Die nächste Generation kann es der vorherigen Generation fast nie recht machen. Immer fällt der Vergleich für die Jungen schlecht aus. Auch an der Generation Z wird selten ein gutes Haar gelassen: «Ohne Smartphone nicht lebensfähig, ungeduldig, fordernd» sind nur einige Beschreibungen, die sich im Internet finden. Gerade Letzteres muss ja nicht nur negativ sein.
Der Zoo erhält fast täglich Fragen aus der Bevölkerung, die wir nach bestem Wissen und Gewissen beantworten. Doch vor einiger Zeit erhielt ich einen Brief, in dem Schülerinnen und Schüler einer Aargauer Kantonsschule diverse Fragen zusammengetragen hatten, die ihnen nach ihrem Zoobesuch bei uns unbeantwortet geblieben waren.
Diese Fragen gingen ein Stück weiter als die Standardfragen.

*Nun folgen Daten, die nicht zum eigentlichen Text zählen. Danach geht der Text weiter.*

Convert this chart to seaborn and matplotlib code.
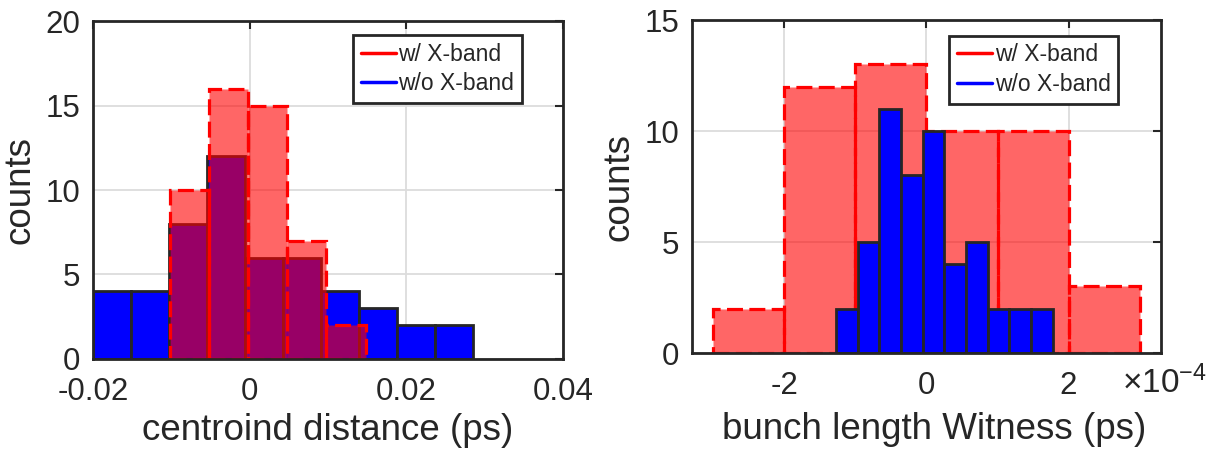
import numpy as np
import pandas as pd
import matplotlib
matplotlib.use("Agg")
import matplotlib.pyplot as plt
import seaborn as sns
from matplotlib.lines import Line2D

# Centroid distance (ps): binned counts with and without X-band
cd_with_start = -0.0102
cd_with_width = 0.0050
cd_with_counts = [10, 16, 15, 7, 2]

cd_without_start = -0.0200
cd_without_width = 0.00485
cd_without_counts = [4, 4, 8, 12, 6, 6, 4, 3, 2, 2]

# Witness bunch length (ps): binned counts with and without X-band
bl_with_start = -3.0e-4
bl_with_width = 1.0e-4
bl_with_counts = [2, 12, 13, 10, 10, 3]

bl_without_start = -1.272e-4
bl_without_width = 0.305e-4
bl_without_counts = [2, 5, 11, 8, 10, 4, 5, 2, 2, 2]

series_labels = ["w/ X-band", "w/o X-band"]

cd_xticks = [-0.02, 0, 0.02, 0.04]
cd_xticklabels = ["-0.02", "0", "0.02", "0.04"]
cd_yticks = [0, 5, 10, 15, 20]

bl_xticks = [-2e-4, 0, 2e-4]
bl_xticklabels = ["-2", "0", "2"]
bl_yticks = [0, 5, 10, 15]

RED = (1.0, 0.0, 0.0)
BLUE = (0.0, 0.0, 1.0)
DARK = "#262626"

sns.set_style("white")
plt.rcParams["font.family"] = ["Liberation Sans", "DejaVu Sans"]
plt.rcParams["mathtext.fontset"] = "custom"
plt.rcParams["mathtext.rm"] = "Liberation Sans"
plt.rcParams["axes.unicode_minus"] = False


def binned(start, width, counts):
    counts = np.asarray(counts, dtype=float)
    edges = start + width * np.arange(len(counts) + 1)
    centers = 0.5 * (edges[:-1] + edges[1:])
    df = pd.DataFrame({"value": centers, "count": counts})
    return df, [float(v) for v in edges]


def hist_with(ax, start, width, counts):
    df, edges = binned(start, width, counts)
    sns.histplot(data=df, x="value", weights="count", bins=edges, ax=ax,
                 color=RED, alpha=0.6, edgecolor=RED, linewidth=2.3,
                 linestyle=(0, (5, 2)))


def hist_without(ax, start, width, counts):
    df, edges = binned(start, width, counts)
    sns.histplot(data=df, x="value", weights="count", bins=edges, ax=ax,
                 color=BLUE, alpha=1.0, edgecolor=DARK, linewidth=2.0)


def style_axes(ax, xlim, ylim, xticks, xticklabels, yticks, xlabel,
               legend_anchor, xlabelpad):
    ax.set_xlim(xlim)
    ax.set_ylim(ylim)
    ax.set_xticks(xticks)
    ax.set_xticklabels(xticklabels)
    ax.set_yticks(yticks)
    ax.set_yticklabels([str(t) for t in yticks])
    ax.set_xlabel(xlabel, fontsize=26.5, color=DARK, labelpad=xlabelpad)
    ax.set_ylabel("counts", fontsize=26.5, color=DARK, labelpad=6)
    ax.grid(True, color="#dcdcdc", linewidth=1.3)
    ax.set_axisbelow(True)
    ax.tick_params(direction="in", length=6, width=1.5, top=True, right=True,
                   labelsize=22.5, colors=DARK)
    ax.tick_params(axis="x", pad=13)
    ax.tick_params(axis="y", pad=9)
    for s in ax.spines.values():
        s.set_visible(True)
        s.set_color(DARK)
        s.set_linewidth(2)
    handles = [Line2D([], [], color=RED, lw=2.5), Line2D([], [], color=BLUE, lw=2.5)]
    leg = ax.legend(handles, series_labels, loc="upper right",
                    bbox_to_anchor=legend_anchor, fontsize=16.5,
                    handlelength=1.55, handletextpad=0.1, borderpad=0.32,
                    labelspacing=0.3, borderaxespad=0, frameon=True,
                    fancybox=False, edgecolor=DARK, framealpha=1)
    leg.get_frame().set_linewidth(2)


fig = plt.figure(figsize=(12.3, 4.59), dpi=100)
ax1 = fig.add_axes([0.0756, 0.2179, 0.3821, 0.7363])
ax2 = fig.add_axes([0.5626, 0.2309, 0.3813, 0.7255])

# Left: blue drawn first, translucent red on top
hist_without(ax1, cd_without_start, cd_without_width, cd_without_counts)
hist_with(ax1, cd_with_start, cd_with_width, cd_with_counts)
style_axes(ax1, (-0.02, 0.04), (0, 20), cd_xticks, cd_xticklabels, cd_yticks,
           "centroind distance (ps)", (0.912, 0.958), 4)

# Right: translucent red first, blue on top
hist_with(ax2, bl_with_start, bl_with_width, bl_with_counts)
hist_without(ax2, bl_without_start, bl_without_width, bl_without_counts)
style_axes(ax2, (-3.3e-4, 3.3e-4), (0, 15), bl_xticks, bl_xticklabels, bl_yticks,
           "bunch length Witness (ps)", (0.908, 0.952), 8)
ax2.xaxis.label.set_x(0.517)
ax2.text(0.917, -0.12, r"$\mathregular{\times10^{-4}}$", transform=ax2.transAxes,
         ha="left", va="baseline", fontsize=24, color=DARK)

fig.savefig("out.png", dpi=100)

Sie zeigten, dass sich die Klasse intensiv mit ethischen Fragen der Tierhaltung auseinandergesetzt hatte und jetzt – ganz dem fordernden Charakterzug entsprechend – weitere Erklärungen verlangte.
Mein Interesse war geweckt, und so luden wir die Klasse am letzten Sonntag in den Zoo ein. Es waren eindrückliche, inspirierende und Mut machende Stunden, die wir miteinander verbringen durften.
Zuerst einmal überraschte mich, dass trotz wunderschönem Wetter und anstehender Prüfungsphase die Klasse fast vollzählig erschien. Zum anderen war die Klasse mit Feuer dabei, hatte unzählige Fragen, hakte nach und forderte mich heraus. Es war toll zu spüren, was für ein Interesse das Thema Tierhaltung und Arten- und Naturschutz bei ihnen auslöste.
Ein Thema, das auch die Kantischülerinnen und -schüler umtrieb, war das Thema «Freiheit». Fühlen sich Tiere im Zoo nicht eingesperrt? Tatsächlich ist die Frage zweigeteilt: 1. Sind Tiere im Zoo eingesperrt? 2. Fühlen sie das?
Die Antwort auf Frage 1 ist relativ klar: Ja, Tiere haben in Zoos einen endlichen Raum zur Verfügung. So aber auch häufig in der Natur. An der Reviergrenze ist für den Tiger Ende, denn auf der anderen Seite lauert ein Rivale. Die eigene Gruppe kann ein Affe selbst in Todesangst nicht verlassen, denn allein hat er keine Chance. Und eine Maus bewegt sich nicht frei auf der Wiese, sondern huscht von Schutzort zu Schutzort – alles andere wäre ziemlich sicher tödlich.
Aber selbst dann, wenn Tiere diesen endlichen Raum erkennen, stört sie das?
Nach unserem heutigen, wissenschaftlichen Verständnis von Tieren haben diese Bedürfnisse, die sich in fünf Kategorien, z. B. Gesundheit oder Ernährung, einteilen lassen und die Zoos erfüllen müssen. Das ist manchmal extrem schwierig. Der Drang nach Freiheit, wie wir Menschen ihn haben, gehört nicht dazu.
Unsere Pfauen sind ein gutes Beispiel. Hätten sie den menschlichen Freiheitsdrang, wären sie schon lange aus dem Zoo abgewandert. Da aber alle ihre Bedürfnisse, beispielsweise Futter, Schlaf- und Sandplatz, andere Pfauen, bei uns gestillt werden, haben sie keine Motivation abzuwandern.
Selbst innerhalb des Zoos nutzen sie nur einen kleinen Bereich. In 30 Jahren ist noch nie ein Pfau in den unteren Teil des Zoos gewandert. «Ungeduldig und fordernd» können aber auch Pfauen werden, wenn ihnen der Zugang zu unseren Züri Frites verwehrt wird. Darin sind sich freiheitsliebende Menschen und freiheitsignorierende Pfauen für einmal einig.